Here, a = 2, b = -5, and c = 2. Substitute these values into the quadratic formula:

x = [5 ± √((-5)² - 4 * 2 * 2)] / (2 * 2) x = [5 ± √(25 - 16)] / 4 x = [5 ± √9] / 4 x = [5 ± 3] / 4

This gives two solutions:

x = (5 + 3) / 4 = 2 x = (5 - 3) / 4 = 0.5

Therefore, the roots are x = 2 and x = 0.5.

3. Completing the Square

Completing the square involves manipulating the equation to create a perfect square trinomial, which can then be easily factored. This method is particularly useful when dealing with equations that are not easily factorable.

Example:

Solve x² + 6x + 5 = 0

1. Move the constant term to the right side: x² + 6x = -5
2. Take half of the coefficient of x (6), square it (9), and add it to both sides: x² + 6x + 9 = -5 + 9
3. Factor the perfect square trinomial: (x + 3)² = 4
4. Take the square root of both sides: x + 3 = ±2
5. Solve for x: x = -3 ± 2

This gives two solutions:

x = -3 + 2 = -1 x = -3 - 2 = -5

Therefore, the roots are x = -1 and x = -5.

Interpreting the Discriminant

The discriminant (b² - 4ac) provides valuable information about the nature of the roots:

• b² - 4ac > 0: Two distinct real roots.
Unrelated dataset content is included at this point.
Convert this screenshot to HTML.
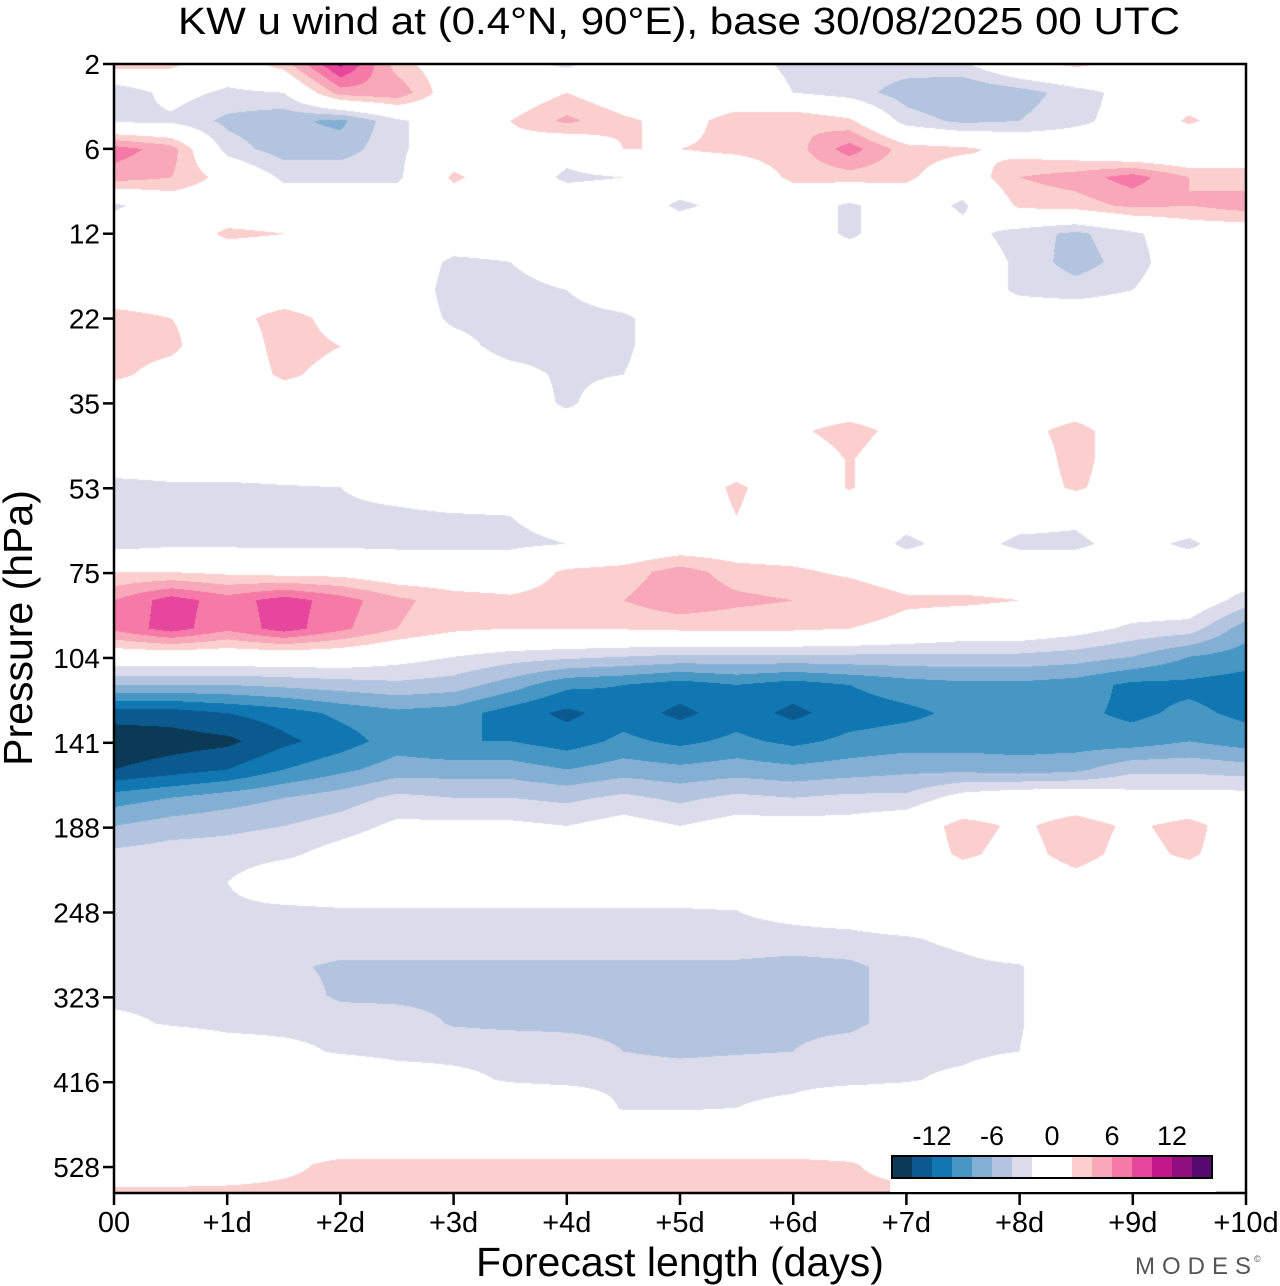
<!DOCTYPE html>
<html><head><meta charset="utf-8">
<style>
html,body{margin:0;padding:0;background:#fff;}
#wrap{position:relative;width:1280px;height:1286px;overflow:hidden;font-family:"Liberation Sans",Arial,sans-serif;}
canvas{position:absolute;left:114px;top:64px;}
svg{position:absolute;left:0;top:0;}
</style></head>
<body>
<div id="wrap">
<canvas id="cv" width="1132" height="1129"></canvas>
<svg id="sv" width="1280" height="1286"></svg>
</div>
<script>
const pressureLabels = ["2","6","12","22","35","53","75","104","141","188","248","323","416","528"];
const dayLabels = ["00","+1d","+2d","+3d","+4d","+5d","+6d","+7d","+8d","+9d","+10d"];
const levelColors = ["#0a3a56","#0b5a8f","#1077b3","#4797c5","#84afd4","#b3c4df","#dcdbeb","#ffffff","#ffffff","#fccfcf","#f8a8b8","#f57aa8","#e6479d","#c5178c","#8f0f80","#560a6e"];
const colorbarLabels = ["-12","-6","0","6","12"];
const colorbarValues = [-12,-6,0,6,12];
// u wind grid: rows top (2 hPa) -> bottom, columns every 0.5 day from 0 to 10
const uGrid = [
[3,2.5,0,3,10.5,3,0,-1,-2.5,0,0,-1,-2.5,-3,-3,-2.5,1,2.5,1,0,0],
[-4,-1,-2.5,-2,5,5.5,0,0,2,0,0,0,-2,-3,-5,-6,-5,-3,-1,0,0],
[-2.5,-2.5,-4.5,-5.5,-6.5,-2.5,0,2,4.5,2.5,1,3,4,2.5,-3,-4.5,-4,-2.5,-1,2.5,0],
[7,5,-3,-5,-5,-2.5,0,1,-1,2,2,2.5,3,7,3,2.5,1,0,-2,-2,0],
[5,4,1,-2.5,-2.5,-2.5,2.5,0,-2.5,-2,0,0,2.5,3,2.5,0,4,5,7,4,3],
[-2.5,0,0,0,0,0,0,0,0,0,-2.5,-1,0,-2.5,0,-2.5,2.5,3,4.5,4,5],
[0,0,2.5,2,0,0,0,0,0,0,0,0,0,-2.5,0,-1,-3,-4.5,-2.5,0,0],
[0,0,0,0,0,0,-2.5,-2,0,0,0,0,0,0,0,0,-2.5,-5,-3,0,0],
[0,0,0,0,0,0,-3,-3,-2,0,0,0,0,0,0,0,-2.5,-3,-2,0,0],
[3,2,1,3,1,0,-2.5,-3,-3,-2.5,0,0,0,0,0,0,0,0,0,0,0],
[3,2.5,0,3,2,0,-1,-3,-3,-2.5,0,0,0,0,0,0,0,0,0,0,0],
[2.5,1,0,2.5,1,0,0,-1,-2.5,-2,0,0,0,0,0,0,0,0,0,0,0],
[0,0,0,0,0,0,0,0,-2.5,0,0,0,0,0,0,0,0,0,0,0,0],
[0,0,0,0,0,0,0,0,0,0,0,0,1.5,3,1,0,1,3,0,0,0],
[0,0,0,0,0,0,0,0,0,0,0,0,0,2.2,0,0,0,3,0,0,0],
[-3,-2.5,-2.5,-2.2,-2,-1,0,0,0,0,0,2.5,0,2.2,0,0,0,2.5,0,2,0],
[-4,-3,-2.5,-2.5,-2.5,-2.5,-2.2,-2,-1,0,0,2,0,0,-1,0,-1,-1.5,0,0,0],
[-3,-2.5,-2.5,-2.5,-2.5,-2.5,-2.5,-2.5,-2,-1,0,0,0,0,-2.5,-1,-2.5,-2.5,-1,-2.5,0],
[2,2,1.5,1,1,0,0,0,2.5,3,5,3,2.5,1.5,0,0,0,0,0,0,0],
[6,9,7,9,7,4.5,3,2.5,3,4,5.5,4.5,4,4,2.5,2.5,2,1,0,0,-3],
[6.5,9,6.5,9,6.5,4,2.5,2,2,2.2,2.5,2.5,2.5,2,1,0,0,-1,-2.5,-3,-7],
[0,0,0,0,0,-1,-2,-3,-3.5,-4,-4.5,-4.5,-4.5,-4.5,-4.5,-4.5,-4.5,-5,-6,-8,-9],
[-6,-6,-6,-5.5,-5,-4.5,-5,-7,-9.5,-10,-11,-10,-11,-10,-9,-8.5,-8.5,-9,-10.5,-10.5,-11],
[-13,-13,-12,-11,-9.5,-8.5,-9,-11,-12.5,-11,-12.5,-11,-12.5,-11,-10.5,-9.5,-9.5,-9.5,-10.5,-9.5,-10.5],
[-15.5,-15,-14.5,-12.5,-11,-9,-10,-10,-11,-9.5,-10.5,-9.5,-10.5,-9.5,-9,-9,-9,-9,-9,-8,-9],
[-14,-13,-12,-10,-8.5,-7,-7,-7,-8,-7,-7.5,-7,-7.5,-7,-6.5,-6.5,-7,-6.5,-4.5,-4.5,-5],
[-9,-8,-7,-6,-5,-3.5,-4,-4,-4.5,-3.5,-4.5,-3.5,-4,-3.5,-3.5,-1,0,0,-1,-1,-1],
[-6,-5,-4.5,-4,-3,-1.5,-1.5,-1.5,-2,-1,-2,-1,-1,-1,0,3,1.5,3.2,1.5,3,0],
[-3.5,-3,-3,-2.5,-1,0,0,0,0,0,0,0,0,0,0,2.5,1,3,1,2.5,0],
[-2.5,-2.5,-2,0,0,0,0,0,0,0,0,0,0,0,0,0,0,1,0,0,0],
[-2.5,-2.5,-2.5,-2.5,-2.2,-2.2,-2.2,-2.2,-2.2,-2.2,-2.2,-2,-1.5,-1,0,0,0,0,0,0,0],
[-2.5,-2.5,-2.5,-2.5,-2.5,-2.5,-2.5,-2.5,-2.5,-2.5,-2.5,-2.5,-2.5,-2.5,-2.2,-1.5,0,0,0,0,0],
[-2.5,-2.5,-2.5,-3.5,-4.5,-4.5,-4.5,-4.5,-4.5,-4.5,-4.5,-4.5,-5,-4.5,-3,-2.5,-2.2,0,0,0,0],
[-2.5,-2.5,-2.5,-2.5,-4.5,-4.5,-4.5,-4.5,-4.5,-4.5,-4.5,-4.5,-4.5,-4.5,-3,-2.5,-2.2,0,0,0,0],
[-1.5,-2.2,-2.5,-2.5,-2.5,-3,-4.2,-4.5,-4.5,-4.5,-4.5,-4.5,-4.5,-4.5,-3,-2.5,-2.2,0,0,0,0],
[0,0,-1,-1.5,-2.2,-2.5,-2.5,-2.5,-3,-4,-4.5,-4.2,-4,-3,-2.5,-2.5,-2,0,0,0,0],
[0,0,0,0,0,-1,-1.5,-2.2,-2.5,-2.5,-2.5,-2.5,-2.5,-2.5,-2.2,-1.5,0,0,0,0,0],
[0,0,0,0,0,0,0,0,0,-2.2,-2.2,-2,-1.5,0,0,0,0,0,0,0,0],
[0,0,0,0,0,0,0,0,0,0,0,0,0,0,0,0,0,0,0,0,0],
[0,0,0.5,1.5,2.5,2.5,2.5,2.5,2.5,2.5,2.5,2.5,2.5,2.2,1,0,0,0,0,0,0],
[2.5,2.5,2.5,2.5,2.5,2.5,2.5,2.5,3,3,3,2.5,2.5,2.5,2.5,2.2,1.5,1,0.5,0,0]
];

const PL=114, PT=64, PW=1132, PH=1129;
const nRows=uGrid.length, nCols=uGrid[0].length;
function xOfDay(d){return PL + d/10*PW;}
function yOfLabel(i){return PT + i*84.85;}
function colorIndex(v){let k=Math.floor(v/2)+8;return Math.max(0,Math.min(15,k));}
function hex(c){return [parseInt(c.slice(1,3),16),parseInt(c.slice(3,5),16),parseInt(c.slice(5,7),16)];}
const rgb=levelColors.map(hex);

const cv=document.getElementById('cv');const ctx=cv.getContext('2d');
const img=ctx.createImageData(PW,PH);
for(let py=0;py<PH;py++){
  const gy=py/(PH-1)*(nRows-1);const r0=Math.min(nRows-2,Math.floor(gy));const fy=gy-r0;
  for(let px=0;px<PW;px++){
    const gx=px/(PW-1)*(nCols-1);const c0=Math.min(nCols-2,Math.floor(gx));const fx=gx-c0;
    const a=uGrid[r0][c0],b=uGrid[r0][c0+1],c=uGrid[r0+1][c0],d=uGrid[r0+1][c0+1];
    const v=(a*(1-fx)+b*fx)*(1-fy)+(c*(1-fx)+d*fx)*fy;
    const col=rgb[colorIndex(v)];const o=(py*PW+px)*4;
    img.data[o]=col[0];img.data[o+1]=col[1];img.data[o+2]=col[2];img.data[o+3]=255;
  }
}
ctx.putImageData(img,0,0);

const NS="http://www.w3.org/2000/svg";const sv=document.getElementById('sv');
function mk(t,attrs,parent){const e=document.createElementNS(NS,t);for(const k in attrs)e.setAttribute(k,attrs[k]);(parent||sv).appendChild(e);return e;}
function txt(s,attrs){const e=mk('text',attrs);e.textContent=s;return e;}

const frame=mk('rect',{x:PL,y:PT,width:PW,height:PH,fill:'none',stroke:'#000','stroke-width':2.5});



pressureLabels.forEach((p,i)=>{
  const y=yOfLabel(i);
  const t=mk('line',{x1:PL-11,x2:PL,y1:y,y2:y,stroke:'#000','stroke-width':2.5});
  
  
  const l=txt(p,{x:PL-14,y:y+10,'text-anchor':'end','font-size':28,fill:'#000'});
  
  
});
dayLabels.forEach((d,i)=>{
  const x=xOfDay(i);
  const t=mk('line',{x1:x,x2:x,y1:PT+PH,y2:PT+PH+12,stroke:'#000','stroke-width':2.5});
  
  
  const l=txt(d,{x:x,y:1232,'text-anchor':'middle','font-size':29,fill:'#000'});
  
  
});

const title=txt('KW u wind at (0.4°N, 90°E),  base 30/08/2025  00 UTC',{x:178,y:34,'font-size':38,fill:'#000','xml:space':'preserve',textLength:1002,lengthAdjust:'spacingAndGlyphs'});


const xt=txt('Forecast length (days)',{x:680,y:1276,'text-anchor':'middle','font-size':41,fill:'#000'});


const yt=txt('Pressure (hPa)',{x:0,y:0,'text-anchor':'middle','font-size':41,fill:'#000',transform:'translate(32,628) rotate(-90)'});


const logo=txt('MODES',{x:1135,y:1274,'font-size':24,fill:'#555','letter-spacing':'7'});


const cr=txt('©',{x:1254,y:1262,'font-size':9,fill:'#555'});



const CBX=892, CBY=1156, CBW=20, CBH=22;
function cbX(v){return CBX + (v+16)/2*CBW;}
const cbBg=mk('rect',{x:CBX-2,y:1118,width:CBW*16+6,height:74,fill:'#fff'});


levelColors.forEach((c,i)=>{
  const r=mk('rect',{x:CBX+i*CBW,y:CBY,width:CBW,height:CBH,fill:c});
  
  
});
const cbo=mk('rect',{x:CBX,y:CBY,width:CBW*16,height:CBH,fill:'none',stroke:'#000','stroke-width':2});


colorbarLabels.forEach((s,i)=>{
  const l=txt(s,{x:cbX(colorbarValues[i]),y:1145,'text-anchor':'middle','font-size':27,fill:'#000'});
  
  
});
</script>
</body></html>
The parabola intersects the x-axis at two different points.
• b² - 4ac = 0: One real root (repeated root). The parabola touches the x-axis at one point.
• b² - 4ac < 0: Two complex roots (conjugate pairs). The parabola does not intersect the x-axis.

Practice Problems

Let's put your knowledge to the test with some practice problems:

Problem 1: Solve x² - 7x + 12 = 0 using factoring.

Problem 2: Solve 3x² + 2x - 1 = 0 using the quadratic formula.

Problem 3: Solve x² - 8x + 15 = 0 using completing the square.

Problem 4: Determine the nature of the roots for the equation 2x² + 5x + 4 = 0 by calculating the discriminant.

Problem 5: A rectangular garden has a length that is 3 meters more than its width. If the area of the garden is 70 square meters, find the dimensions of the garden. (Set up a quadratic equation and solve)

Common Mistakes to Avoid

• Incorrectly applying the quadratic formula: Double-check your substitutions and calculations carefully.
• Errors in factoring: Practice factoring regularly to improve your proficiency.
• Misinterpreting the discriminant: Understand the implications of each case (positive, zero, negative).
• Not checking your solutions: Always substitute your solutions back into the original equation to verify their accuracy.

Advanced Applications of Quadratic Equations

Quadratic equations are not limited to simple algebraic problems. They are essential in various fields, including:

• Physics: Calculating projectile motion, determining the trajectory of objects under gravity.
• Engineering: Designing structures, analyzing stresses and strains.
• Economics: Modeling market trends, analyzing profit and loss.
• Computer Graphics: Creating curves and shapes.

Conclusion

Mastering quadratic equations is a cornerstone of algebra and has wide-ranging applications. By understanding the various solution methods, interpreting the discriminant, and avoiding common pitfalls, you can confidently tackle complex problems and apply this knowledge to various real-world scenarios. Remember to practice consistently and seek clarification when needed. With dedicated effort, you will achieve a thorough understanding of quadratic equations. Good luck with your homework!